We ran the same benchmark using all the available cores on each instance type, using both Scala 2.12.1 and Scala 2.12.8. One data point is missing, the compute-optimized smallest instance doesn’t have enough memory to compile the project, neither with Scala nor with Hydra.

On small instances with only 2 virtual CPUs Hydra gives only a small speedup, but compilation times drop drastically as we move to more potent machines. When running on 4xlarge instances, both General Compute and Memory Optimized broke the barrier of 5x speedup!

Results are roughly similar when switching to Scala 2.12.8, with 5x speedup on the largest instance! Not too bad, and this proves the point that Hydra is utilizing all available cores to the fullest.

While compilation speed is great in itself, it’s worth checking out the economics: what is the cost per build? Does Hydra make economical sense?

Since Scala 2.12.8 is clearly faster than 2.12.1, we skip the numbers for 2.12.1. Upgrades of minor Scala versions are usually easy and it doesn’t make much sense to stay on an old version.

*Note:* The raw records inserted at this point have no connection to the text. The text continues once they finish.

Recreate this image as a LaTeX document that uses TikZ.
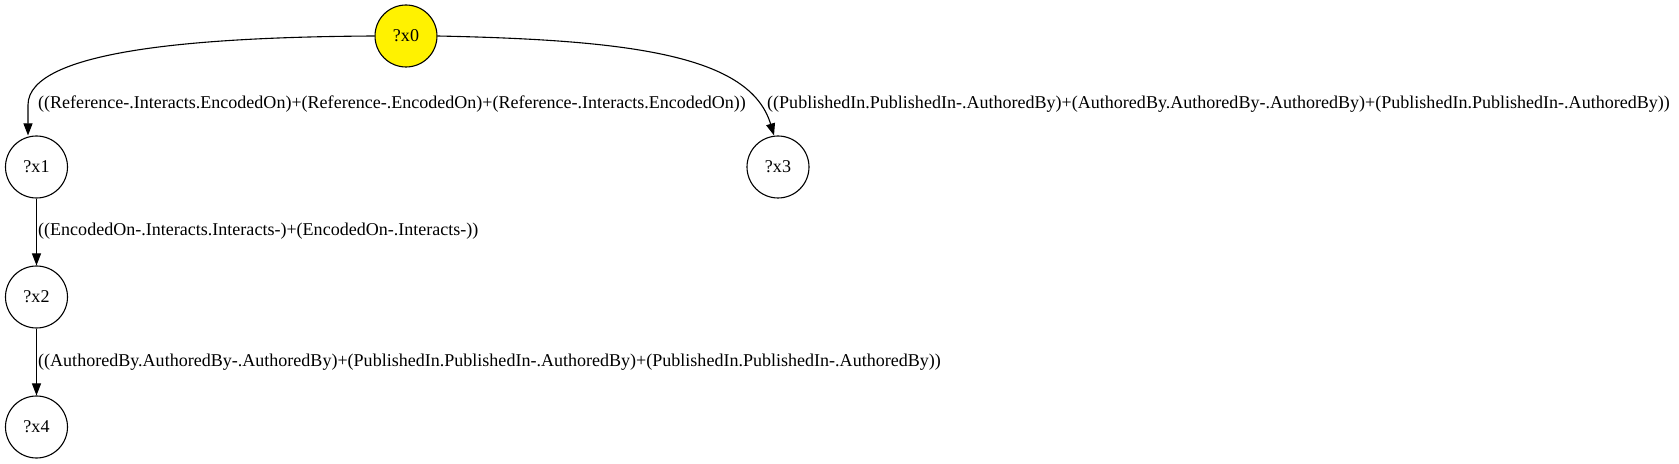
\documentclass[tikz,border=0pt]{standalone}
\usepackage{fontspec}
\setmainfont{Liberation Serif}
\usetikzlibrary{arrows.meta}
\begin{document}
\begin{tikzpicture}[x=1bp,y=-1bp,
  var/.style={circle,draw,line width=1.1bp,minimum size=62bp,inner sep=0pt,font=\fontsize{18.1}{21}\selectfont},
  lbl/.style={anchor=west,inner sep=0pt,font=\fontsize{18.1}{21}\selectfont},
  edge/.style={line width=1.1bp,-{Triangle[length=12bp,width=9bp]}}]
\useasboundingbox (0,0) rectangle (1679,464);
\node[var,fill=yellow] (x0) at (406,36) {?x0};
\node[var] (x1) at (36.5,167) {?x1};
\node[var] (x3) at (778,167) {?x3};
\node[var] (x2) at (36.5,297) {?x2};
\node[var] (x4) at (36.5,427) {?x4};
\draw[edge] (x0.west) .. controls (200,37) and (28,50) .. (28,105) -- (x1.north -| 28,0);
\draw[edge] (x0.east) .. controls (630,40) and (750,55) .. (x3.north -| 774,0);
\draw[edge] (x1) -- (x2);
\draw[edge] (x2) -- (x4);
\node[lbl] (l1) at (38,104) {((Reference-.Interacts.EncodedOn)+(Reference-.EncodedOn)+(Reference-.Interacts.EncodedOn))};
\node[lbl] (l3) at (767,104) {((PublishedIn.PublishedIn-.AuthoredBy)+(AuthoredBy.AuthoredBy-.AuthoredBy)+(PublishedIn.PublishedIn-.AuthoredBy))};
\node[lbl] (l2) at (38,231) {((EncodedOn-.Interacts.Interacts-)+(EncodedOn-.Interacts-))};
\node[lbl] (l4) at (38,362) {((AuthoredBy.AuthoredBy-.AuthoredBy)+(PublishedIn.PublishedIn-.AuthoredBy)+(PublishedIn.PublishedIn-.AuthoredBy))};
\end{tikzpicture}
\end{document}
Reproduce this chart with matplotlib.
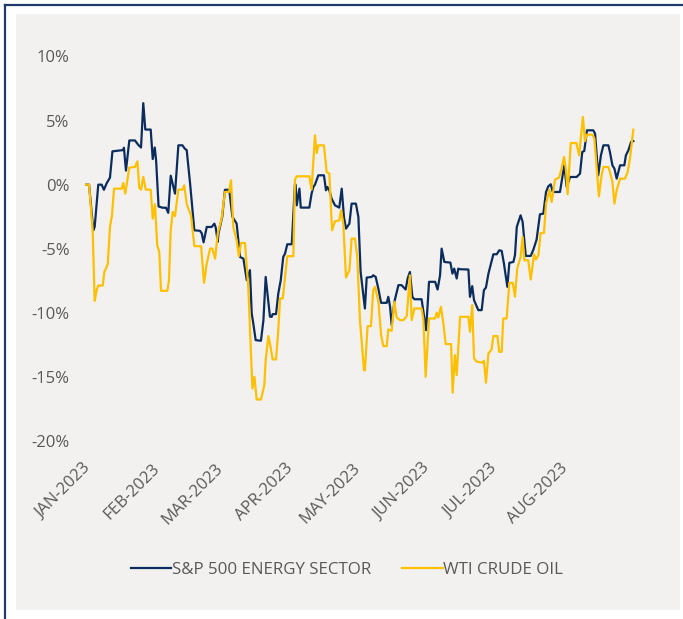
import matplotlib
matplotlib.use("Agg")
import matplotlib.pyplot as plt
import matplotlib.dates as mdates
from matplotlib.patches import Rectangle
from matplotlib.lines import Line2D
from matplotlib.transforms import ScaledTranslation
import numpy as np
import datetime as dt

# ---------------- data (days since 2023-01-01, % change) ----------------
energy_day = [0, 1.8, 3.7, 4.3, 5.9, 7.4, 8.4, 9.6, 11.1, 12.2, 17.0, 17.3, 18.2, 19.7, 22.2, 23.7, 24.9,
              25.9, 26.8, 29.2, 30.1, 31.0, 31.6, 32.7, 34.5, 36.0, 37.0, 38.1, 40.0, 41.5, 43.3, 44.4,
              45.2, 46.7, 48.6, 51.1, 51.9, 52.7, 54.1, 56.3, 57.5, 58.1, 59.0, 59.3, 61.0, 62.2, 64.1,
              65.5, 67.4, 68.9, 70.4, 71.9, 73.3, 74.1, 74.8, 75.85, 78.2, 79.3, 80.3, 82.2, 83.0, 83.4,
              84.9, 85.9, 87.0, 88.1, 88.9, 89.9, 91.9, 93.3, 93.6, 94.1, 95.3, 95.9, 99.7, 100.7, 101.5,
              102.2, 103.7, 106.2, 107.1, 107.7, 108.6, 109.6, 111.1, 113.0, 114.1, 115.1, 116.0, 117.5,
              118.5, 120.4, 121.5, 122.5, 124.4, 125.2, 127.4, 128.1, 129.2, 130.4, 131.6, 134.1, 134.8,
              135.6, 136.3, 137.5, 139.3, 140.7, 142.5, 143.4, 144.4, 145.5, 146.4, 149.6, 151.6, 152.9,
              155.6, 156.7, 157.8, 158.5, 159.7, 162.4, 163.3, 164.1, 165.2, 165.9, 166.7, 170.4, 171.1,
              172.1, 172.9, 174.8, 176.3, 177.3, 178.2, 179.3, 181.5, 183.0, 184.1, 185.2, 186.2, 187.7,
              188.6, 190.4, 191.1, 191.9, 193.6, 194.5, 195.9, 198.1, 199.3, 200.7, 202.2, 203.7, 204.9,
              205.9, 207.0, 207.9, 211.1, 213.0, 214.1, 215.6, 218.5, 220.0, 221.0, 221.9, 223.1, 225.9,
              226.7, 228.1, 229.3, 230.4, 232.6, 233.3, 234.4, 235.3, 236.3, 237.8, 239.7, 240.4, 241.5,
              242.7, 243.7]
energy_pct = [0, 0, -3.56, -3.3, 0, 0, -0.4, 0.1, 0.55, 2.6, 2.7, 2.88, 1.1, 3.45, 3.45, 3.1, 2.9,
              6.36, 4.3, 4.3, 2.0, 2.9, 1.9, -1.7, -1.8, -1.8, -2.2, 0.7, -0.7, 3.07, 3.07, 2.8,
              2.7, 0.1, -3.56, -3.6, -3.8, -4.5, -3.3, -3.3, -3.04, -3.35, -4.46, -3.83, -2.5, -0.4, -0.4,
              -2.5, -3.04, -5.64, -5.77, -7.45, -6.67, -10.05, -10.83, -12.13, -12.18, -10.57, -7.2, -10.3, -10.31, -10.1,
              -10.1, -8.5, -7.45, -5.64, -5.38, -4.65, -4.65, 0.0, 0.0, -1.61, -0.31, -1.79, -1.79, -0.7, -0.18,
              0.0, 0.73, 0.73, -0.44, -0.18, -0.44, -1.09, -1.61, -1.79, -0.31, -2.55, -3.43, -3.04,
              -1.48, -1.48, -2.52, -6.81, -9.66, -7.25, -7.2, -7.07, -7.2, -8.13, -9.22, -9.22, -8.75,
              -9.53, -10.96, -9.14, -7.84, -7.84, -8.18, -7.32, -6.81, -8.75, -8.94, -8.94, -11.35, -7.58,
              -7.58, -8.18, -7.07, -4.99, -6.03, -6.08, -6.94, -6.55, -7.32, -6.55, -6.6, -6.62, -8.75,
              -7.92, -9.01, -9.79, -9.79, -8.23, -8.03, -6.94, -5.43, -5.43, -5.12, -5.17, -6.16, -7.97,
              -6.10, -6.03, -5.51, -3.30, -2.39, -2.91, -5.56, -5.56, -5.06, -4.29, -2.31, -2.26, -0.57,
              -0.13, 0.03, -0.57, -0.57, 1.51, -0.18, 0.6, 0.6, 0.86, 2.55, 2.63, 4.24, 4.24,
              3.98, 0.73, 2.29, 3.07, 3.07, 2.55, 1.51, 1.25, 0.47, 1.51, 1.51, 2.29, 2.68,
              3.33, 3.40]

wti_day = [0, 1.8, 3.4, 4.3, 5.2, 5.9, 7.9, 8.6, 10.1, 11.1, 12.0, 12.9, 16.3, 17.0, 17.9, 19.7, 22.2,
           23.3, 24.1, 24.9, 25.9, 27.0, 29.2, 30.1, 31.1, 32.1, 33.0, 33.8, 36.6, 37.3, 38.1, 39.0,
           40.0, 41.5, 43.3, 44.1, 45.2, 46.2, 47.1, 48.6, 51.6, 52.9, 54.1, 55.6, 56.6, 57.8, 59.0,
           60.7, 62.2, 64.0, 64.9, 65.9, 67.4, 68.4, 69.3, 71.1, 72.6, 74.4, 75.3, 76.3, 78.2, 79.7,
           80.3, 81.5, 82.2, 83.4, 84.9, 85.9, 86.7, 87.9, 88.9, 89.9, 92.6, 93.3, 94.1, 99.7, 100.7,
           102.2, 103.0, 103.7, 106.2, 107.4, 108.6, 109.8, 111.1, 113.0, 113.8, 114.8, 116.0, 117.5,
           118.5, 120.0, 121.0, 122.2, 124.0, 124.4, 125.6, 127.1, 128.1, 128.9, 130.4, 131.6, 132.6,
           134.1, 134.8, 136.3, 137.5, 138.5, 140.0, 141.5, 143.0, 144.4, 145.2, 146.4, 149.6, 150.4,
           151.4, 152.9, 155.6, 156.3, 157.0, 158.2, 159.3, 160.3, 162.7, 163.4, 164.4, 165.2, 166.7,
           170.4, 171.1, 172.1, 172.9, 174.1, 176.7, 177.3, 178.2, 179.3, 180.7, 181.5, 183.3, 184.1,
           185.2, 185.9, 187.4, 188.6, 190.1, 191.1, 192.1, 193.6, 194.5, 195.3, 197.0, 198.1, 199.6,
           200.4, 201.5, 202.5, 204.0, 204.9, 206.4, 207.4, 208.9, 210.7, 211.9, 212.9, 213.8, 214.5,
           215.9, 218.4, 219.6, 220.4, 221.3, 222.2, 223.0, 225.5, 226.4, 227.4, 228.4, 229.6, 230.4,
           232.6, 233.3, 234.4, 235.3, 236.3, 237.8, 240.0, 241.2, 242.2, 243.0, 243.7]
wti_pct = [0, 0, -3.56, -9.07, -8.23, -7.87, -7.87, -6.81, -6.21, -3.30, -2.39, -0.31, -0.31, 0.13, -0.70, 1.33, 1.38,
           1.82, -0.23, -0.39, 0.60, -0.39, -0.39, -2.65, -1.53, -4.72, -5.24, -8.28, -8.28, -7.51, -3.56, -2.13,
           -2.45, -0.39, -0.39, -0.05, -1.48, -2.0, -2.39, -4.80, -4.80, -7.66, -6.16, -4.99, -4.99, -5.77, -3.82,
           -2.65, -0.57, -0.57, 0.34, -3.30, -4.34, -5.58, -4.55, -4.55, -8.10, -15.9, -14.99, -16.76, -16.76, -15.64,
           -13.69, -11.81, -12.39, -13.63, -13.63, -11.35, -8.88, -8.88, -7.2, -5.58, -5.58, 0.39, 0.65, 0.65, -0.39,
           3.85, 2.47, 3.07, 3.07, 0.99, 0.86, -3.56, -2.86, -2.78, -2.0, -3.04, -7.25, -6.68,
           -4.21, -4.21, -5.64, -10.57, -14.47, -14.5, -11.04, -11.04, -8.23, -7.97, -9.14, -11.74, -12.6,
           -12.6, -11.3, -11.4, -9.14, -10.36, -10.57, -10.57, -10.26, -7.07, -10.57, -9.66, -9.66, -10.57,
           -14.99, -10.44, -10.44, -9.99, -10.36, -9.53, -10.83, -12.44, -12.44, -16.23, -13.3, -14.86, -10.31,
           -10.31, -11.48, -9.40, -13.55, -13.81, -13.89, -13.74, -15.45, -13.17, -12.86, -11.81, -11.81, -13.04,
           -13.04, -10.44, -10.44, -7.66, -7.66, -8.75, -6.55, -5.64, -4.08, -5.90, -5.90, -7.40, -5.43,
           -5.84, -5.51, -3.77, -3.77, -1.48, -0.39, -1.35, 0.4, 0.55, 1.33, 2.16, 1.12, -0.75,
           3.25, 3.25, 2.29, 3.72, 5.28, 3.40, 3.90, 3.90, 3.59, 1.38, -0.91, 0.73, 1.38,
           1.38, 0.99, 0.21, -1.48, -0.44, 0.47, 0.47, 0.99, 2.03, 3.20, 4.29]

series_names = ["S&P 500 ENERGY SECTOR", "WTI CRUDE OIL"]
month_labels = ["JAN-2023", "FEB-2023", "MAR-2023", "APR-2023", "MAY-2023", "JUN-2023", "JUL-2023", "AUG-2023"]
y_ticks = [-20, -15, -10, -5, 0, 5, 10]

# ---------------- styling ----------------
NAVY = "#0b2d5e"
GOLD = "#ffc000"
TXT = "#595959"
PANEL = "#f2f1f0"
FONT = "Open Sans"

W, H = 683, 619
fig = plt.figure(figsize=(W / 100, H / 100), dpi=100)
fig.patch.set_facecolor("white")

# background panel and frame lines
fig.add_artist(Rectangle((16 / W, (H - 610) / H), (680 - 16) / W, (610 - 14) / H,
                         transform=fig.transFigure, facecolor=PANEL, edgecolor="none", zorder=-10))
fig.add_artist(Line2D([5 / W, 5 / W], [0, (H - 5) / H], transform=fig.transFigure, color="#1f3a68", lw=1.6))
fig.add_artist(Line2D([5 / W, 1], [(H - 5) / H, (H - 5) / H], transform=fig.transFigure, color="#1f3a68", lw=1.6))

left_px, right_px = 85, 650
top_px, bot_px = 56.5, 441
ax = fig.add_axes([left_px / W, (H - bot_px) / H, (right_px - left_px) / W, (bot_px - top_px) / H])
ax.set_facecolor("none")

base = mdates.date2num(dt.datetime(2023, 1, 1))
ex = base + np.array(energy_day)
wx = base + np.array(wti_day)

l1, = ax.plot(ex, energy_pct, color=NAVY, lw=1.6, solid_joinstyle="round", zorder=3)
l2, = ax.plot(wx, wti_pct, color=GOLD, lw=1.6, solid_joinstyle="round", zorder=4)

px_per_day = 2.25
ax.set_xlim(base, base + (right_px - left_px) / px_per_day)
ax.set_ylim(-20, 10)

ax.set_yticks(y_ticks)
ax.set_yticklabels([f"{v}%" if v >= 0 else f"-{abs(v)}%" for v in y_ticks])
month_pos = [mdates.date2num(dt.datetime(2023, m, 1)) for m in range(1, 9)]
ax.set_xticks(month_pos)
ax.set_xticklabels(month_labels, rotation=45, ha="right", va="center", rotation_mode="anchor")

ax.tick_params(axis="both", length=0, colors=TXT, labelsize=12)
ax.tick_params(axis="y", pad=11)
ax.tick_params(axis="x", pad=18)
for lab in ax.get_xticklabels() + ax.get_yticklabels():
    lab.set_fontfamily(FONT)
    lab.set_color(TXT)
offset = ScaledTranslation(3 / 100, 0, fig.dpi_scale_trans)
for lab in ax.get_xticklabels():
    lab.set_transform(lab.get_transform() + offset)

for s in ax.spines.values():
    s.set_visible(False)
ax.grid(False)

leg = fig.legend([l1, l2], series_names, loc="center", bbox_to_anchor=(347 / W, (H - 570) / H),
                 ncol=2, frameon=False, handlelength=2.4, handletextpad=0.05, columnspacing=1.8,
                 prop={"family": FONT, "size": 12.2})
for t in leg.get_texts():
    t.set_color(TXT)

fig.savefig("out.png", dpi=100, facecolor=fig.get_facecolor())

The cost per build with Hydra stays very close to the cheapest option, to the point that the 5x speedup on a general purpose m5.4xlarge machine can be achieved at a cost that’s 25% lower than on an m5.xlarge instance (two sizes lower)!

Conclusion: 5X Speedups = Money Saved

Hydra delivers a sweet 5x speedup on a large, real-world project running on Amazon EC2 instances! And all this without compromising on Scala features, libraries or changes to the development environment. Moreover, the cost curve gets (almost) flat: faster feedback at a lower cost.